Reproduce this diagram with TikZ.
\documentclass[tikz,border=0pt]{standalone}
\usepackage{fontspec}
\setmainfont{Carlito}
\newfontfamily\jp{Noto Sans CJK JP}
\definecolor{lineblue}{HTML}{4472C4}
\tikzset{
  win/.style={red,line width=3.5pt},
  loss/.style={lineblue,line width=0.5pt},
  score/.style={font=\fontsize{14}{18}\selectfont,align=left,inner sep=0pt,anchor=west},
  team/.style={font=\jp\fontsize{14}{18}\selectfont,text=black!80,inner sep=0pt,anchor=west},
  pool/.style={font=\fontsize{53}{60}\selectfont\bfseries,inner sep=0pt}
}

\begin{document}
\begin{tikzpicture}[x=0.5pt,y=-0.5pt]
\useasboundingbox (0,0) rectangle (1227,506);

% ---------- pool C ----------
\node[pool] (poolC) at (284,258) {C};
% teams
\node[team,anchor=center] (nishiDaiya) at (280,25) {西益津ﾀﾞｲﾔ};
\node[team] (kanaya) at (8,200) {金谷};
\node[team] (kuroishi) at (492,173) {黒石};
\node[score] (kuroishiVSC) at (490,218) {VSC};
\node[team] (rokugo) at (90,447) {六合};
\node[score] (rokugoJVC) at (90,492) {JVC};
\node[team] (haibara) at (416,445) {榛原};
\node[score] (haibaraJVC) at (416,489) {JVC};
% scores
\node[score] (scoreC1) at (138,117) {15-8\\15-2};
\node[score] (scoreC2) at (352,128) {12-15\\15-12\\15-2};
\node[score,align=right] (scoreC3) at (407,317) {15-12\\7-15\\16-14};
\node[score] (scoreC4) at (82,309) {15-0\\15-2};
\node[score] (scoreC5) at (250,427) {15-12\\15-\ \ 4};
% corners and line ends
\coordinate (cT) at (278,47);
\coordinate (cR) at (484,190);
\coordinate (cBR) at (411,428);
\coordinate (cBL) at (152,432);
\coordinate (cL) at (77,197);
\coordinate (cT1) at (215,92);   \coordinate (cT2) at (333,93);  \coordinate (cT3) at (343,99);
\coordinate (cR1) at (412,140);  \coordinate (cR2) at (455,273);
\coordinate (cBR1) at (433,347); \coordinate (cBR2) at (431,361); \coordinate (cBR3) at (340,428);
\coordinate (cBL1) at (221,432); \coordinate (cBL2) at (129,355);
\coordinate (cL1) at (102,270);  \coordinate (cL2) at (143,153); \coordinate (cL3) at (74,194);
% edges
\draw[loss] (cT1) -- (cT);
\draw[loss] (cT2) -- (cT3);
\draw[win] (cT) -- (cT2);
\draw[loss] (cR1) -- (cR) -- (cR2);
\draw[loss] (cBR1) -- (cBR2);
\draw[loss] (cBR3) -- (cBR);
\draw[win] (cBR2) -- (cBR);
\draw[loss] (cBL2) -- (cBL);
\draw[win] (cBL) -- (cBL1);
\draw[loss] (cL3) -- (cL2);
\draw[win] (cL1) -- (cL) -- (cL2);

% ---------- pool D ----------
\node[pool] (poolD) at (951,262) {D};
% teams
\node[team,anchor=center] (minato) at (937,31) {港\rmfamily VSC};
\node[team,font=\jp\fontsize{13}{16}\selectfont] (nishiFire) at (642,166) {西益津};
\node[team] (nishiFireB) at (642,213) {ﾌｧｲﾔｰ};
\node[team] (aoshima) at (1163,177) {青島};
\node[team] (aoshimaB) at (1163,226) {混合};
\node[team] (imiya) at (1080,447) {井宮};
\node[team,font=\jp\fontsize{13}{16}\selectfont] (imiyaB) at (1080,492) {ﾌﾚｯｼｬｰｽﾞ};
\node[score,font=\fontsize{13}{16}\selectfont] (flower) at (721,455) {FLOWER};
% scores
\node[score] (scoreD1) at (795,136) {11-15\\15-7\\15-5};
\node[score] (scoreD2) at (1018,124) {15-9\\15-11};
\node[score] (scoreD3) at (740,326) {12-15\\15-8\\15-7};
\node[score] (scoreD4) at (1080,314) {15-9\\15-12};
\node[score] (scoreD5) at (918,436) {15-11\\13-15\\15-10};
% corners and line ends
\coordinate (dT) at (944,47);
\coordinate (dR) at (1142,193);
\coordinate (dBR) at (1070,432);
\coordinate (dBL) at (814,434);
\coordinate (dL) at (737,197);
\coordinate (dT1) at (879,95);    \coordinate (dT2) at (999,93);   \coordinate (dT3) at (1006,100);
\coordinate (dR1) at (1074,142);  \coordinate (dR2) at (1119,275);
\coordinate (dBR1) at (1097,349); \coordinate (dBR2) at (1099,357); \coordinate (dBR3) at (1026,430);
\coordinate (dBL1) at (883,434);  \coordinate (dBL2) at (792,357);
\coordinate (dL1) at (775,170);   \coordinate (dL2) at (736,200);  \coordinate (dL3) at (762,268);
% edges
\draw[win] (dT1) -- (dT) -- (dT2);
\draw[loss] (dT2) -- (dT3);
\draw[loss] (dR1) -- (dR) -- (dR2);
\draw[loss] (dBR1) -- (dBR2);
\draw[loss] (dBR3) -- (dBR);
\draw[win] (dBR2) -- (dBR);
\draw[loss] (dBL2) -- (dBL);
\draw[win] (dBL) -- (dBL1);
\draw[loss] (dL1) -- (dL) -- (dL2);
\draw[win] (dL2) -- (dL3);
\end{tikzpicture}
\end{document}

BRIEF ▸ Write out exactly the lines from the start of the material through the line with "(0,0) rectangle (1227,506);". No other output is expected.

RESULT ▸
Reproduce this diagram with TikZ.
\documentclass[tikz,border=0pt]{standalone}
\usepackage{fontspec}
\setmainfont{Carlito}
\newfontfamily\jp{Noto Sans CJK JP}
\definecolor{lineblue}{HTML}{4472C4}
\tikzset{
  win/.style={red,line width=3.5pt},
  loss/.style={lineblue,line width=0.5pt},
  score/.style={font=\fontsize{14}{18}\selectfont,align=left,inner sep=0pt,anchor=west},
  team/.style={font=\jp\fontsize{14}{18}\selectfont,text=black!80,inner sep=0pt,anchor=west},
  pool/.style={font=\fontsize{53}{60}\selectfont\bfseries,inner sep=0pt}
}

\begin{document}
\begin{tikzpicture}[x=0.5pt,y=-0.5pt]
\useasboundingbox (0,0) rectangle (1227,506);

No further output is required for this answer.